When a social worker tells me that the police are abusing the system by using them instead of a hard-to-obtain warrant for a drug bust if they find there is a child in the house – it tells me that the draconian and extra-judicial powers we are giving some government institutions are also well across the line of being reasonable. Who can argue against protecting children? I can. Especially when it starts becoming a question of the state versus the parents and especially when the government starts to act without any semblance of rational and reasonable thought: Like this case in Winnipeg where Child and Family Services spent time and money to investigate a mother who let her children play “unsupervised” in their own fence enclosed backyard while she prepared dinner. The poor mother is terrified of the CFS and fearful that they will take her children away.

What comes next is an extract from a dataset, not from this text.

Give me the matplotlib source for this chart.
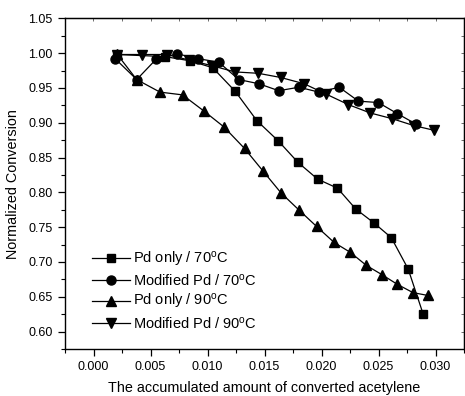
import matplotlib
matplotlib.use("Agg")
import matplotlib.pyplot as plt

plt.rcParams['font.family'] = ['Liberation Sans', 'DejaVu Sans']
plt.rcParams['mathtext.fontset'] = 'custom'
plt.rcParams['mathtext.rm'] = 'Liberation Sans'
plt.rcParams['mathtext.it'] = 'Liberation Sans:italic'

# Pd only / 70C
x_pd70 = [0.00204, 0.00626, 0.00845, 0.01046, 0.01244, 0.01433, 0.01620, 0.01794,
          0.01966, 0.02140, 0.02301, 0.02461, 0.02612, 0.02760, 0.02892]
y_pd70 = [0.998, 0.995, 0.989, 0.979, 0.945, 0.903, 0.874, 0.843,
          0.819, 0.806, 0.776, 0.756, 0.735, 0.690, 0.625]

# Modified Pd / 70C
x_mod70 = [0.00190, 0.00379, 0.00548, 0.00734, 0.00917, 0.01098, 0.01275, 0.01450,
           0.01625, 0.01802, 0.01977, 0.02155, 0.02324, 0.02498, 0.02666, 0.02830]
y_mod70 = [0.992, 0.962, 0.991, 0.999, 0.992, 0.987, 0.962, 0.956,
           0.946, 0.951, 0.944, 0.951, 0.931, 0.929, 0.913, 0.898]

# Pd only / 90C
x_pd90 = [0.00204, 0.00379, 0.00583, 0.00781, 0.00967, 0.01144, 0.01325, 0.01485,
          0.01646, 0.01800, 0.01957, 0.02111, 0.02251, 0.02394, 0.02528, 0.02664,
          0.02802, 0.02930]
y_pd90 = [0.999, 0.962, 0.944, 0.940, 0.917, 0.894, 0.863, 0.831,
          0.799, 0.775, 0.751, 0.728, 0.714, 0.695, 0.682, 0.668,
          0.656, 0.652]

# Modified Pd / 90C
x_mod90 = [0.00204, 0.00423, 0.00641, 0.00840, 0.01037, 0.01240, 0.01445, 0.01642,
           0.01847, 0.02042, 0.02236, 0.02428, 0.02616, 0.02808, 0.02991]
y_mod90 = [0.998, 0.998, 0.998, 0.990, 0.982, 0.973, 0.971, 0.965,
           0.956, 0.941, 0.926, 0.914, 0.906, 0.896, 0.889]

labels = ['Pd only / 70$^{\\rm o}$C', 'Modified Pd / 70$^{\\rm o}$C',
          'Pd only / 90$^{\\rm o}$C', 'Modified Pd / 90$^{\\rm o}$C']

x_ticks = [0.000, 0.005, 0.010, 0.015, 0.020, 0.025, 0.030]
y_ticks = [0.60, 0.65, 0.70, 0.75, 0.80, 0.85, 0.90, 0.95, 1.00, 1.05]

fig = plt.figure(figsize=(4.65, 3.96), dpi=100)
ax = fig.add_axes([65/465, 47/396, 399/465, 330.7/396])

series = [(x_pd70, y_pd70, 's', 5.5), (x_mod70, y_mod70, 'o', 6.5),
          (x_pd90, y_pd90, '^', 6.5), (x_mod90, y_mod90, 'v', 6.5)]
for (xs, ys, m, ms), lab in zip(series, labels):
    ax.plot(xs, ys, color='black', lw=0.9, marker=m, ms=ms,
            markerfacecolor='black', markeredgecolor='black', label=lab)

ax.set_xlim(-0.0025, 0.0324)
ax.set_ylim(0.575, 1.05)
ax.set_xticks(x_ticks)
ax.set_xticklabels([f'{v:.3f}' for v in x_ticks])
ax.set_yticks(y_ticks)
ax.set_yticklabels([f'{v:.2f}' for v in y_ticks])
ax.set_xticks([v + 0.0025 for v in [-0.005] + x_ticks], minor=True)
ax.set_yticks([v + 0.025 for v in [0.55] + y_ticks[:-1]], minor=True)
ax.tick_params(which='major', direction='out', length=5, width=0.9, labelsize=9, pad=4)
ax.tick_params(which='minor', direction='out', length=3, width=0.8)
for s in ax.spines.values():
    s.set_linewidth(1.0)

# mirrored inward ticks on top and right
sx = ax.secondary_xaxis('top')
sx.set_xticks(x_ticks)
sx.set_xticks([v + 0.0025 for v in [-0.005] + x_ticks], minor=True)
sx.tick_params(which='both', direction='in', length=2.5, width=0.6, labeltop=False, colors='#555555')
sx.spines['top'].set_color('black')
sy = ax.secondary_yaxis('right')
sy.set_yticks(y_ticks)
sy.set_yticks([v + 0.025 for v in [0.55] + y_ticks[:-1]], minor=True)
sy.tick_params(which='both', direction='in', length=2.5, width=0.6, labelright=False, colors='#555555')
sy.spines['right'].set_color('black')

ax.set_xlabel('The accumulated amount of converted acetylene', fontsize=10.4, labelpad=5.5)
ax.set_ylabel('Normalized Conversion', fontsize=10.4, labelpad=6)

leg = ax.legend(loc='upper left', bbox_to_anchor=(0.068, 0.30), frameon=False,
                fontsize=10.5, numpoints=1, handlelength=2.6, handletextpad=0.2,
                labelspacing=0.26, borderpad=0, borderaxespad=0)

fig.savefig('out.png', dpi=100)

Not surprising since they act like jack-boot Gestapo agents in her own home accusing her of all sorts of misdeeds and making all sorts of threats.

Despite all of our technology and the knowledge and wisdom of all of past humanity at our fingertips, we seem incapable of understanding basic principles of freedom and liberty that our low-tech ancestors elucidated on and understood so well in the not so distant past. On this point, I leave you the following thoughts and quotes on freedom and government intervention from a bygone era:

“The only purpose for which power can be rightfully exercised over any member of a civilized community, against his will, is to prevent harm to others. His own good, either physical or moral, is not a sufficient warrant.” – John Stuart Mills

“Of all tyrannies, a tyranny sincerely exercised for the good of its victims may be the most oppressive. It would be better to live under robber barons than under omnipotent moral busybodies. The robber baron’s cruelty may sometime sleep, his cupidity may at some point be satiated; but those who torment us for our own good will torment us without end for they do so with the approval of their own conscience.” – C.S. Lewis

Update (24 February 2017): “She was made miserable by curry odors that seeped into her unit from a neighbouring one, exacerbating her allergies. ‘We could not use one of our bathrooms and our clothes dryer held the smell from the ventilation.'” If you had made this comment about your South Asian neighbours in Ontario, you probably would have been branded a racist and driven out of town by  the liberal thought police. However, the quote is actually fake as I replaced the word “cigarette smoke” with “curry odors”. “False equivalency!” screams the liberal anti-smoking activist. Actually, no. It’s completely equivalent because despite a sad attempt to add some bullshit about exacerbating allergies, I don’t think there really is a health issue here; just someone inconvenienced and annoyed by their neighbours habits. But it’s smoking, and smokers have a special place in hell according to the radical anti-smoking lobby; a 10th circle of the Inferno that Dante never wrote about. That is why the latest Health Canada report proposes that the government ban smoking on college campuses or inside condo and apartment buildings. As I’ve said before, the line in the sand is well crossed when the government starts legislating what we can or cannot do in our own homes. But that doesn’t bother fascist anti-smoking lobbyist who fail to see anything but their myopic fundamentalist views; after all, they’re doing it for your own good.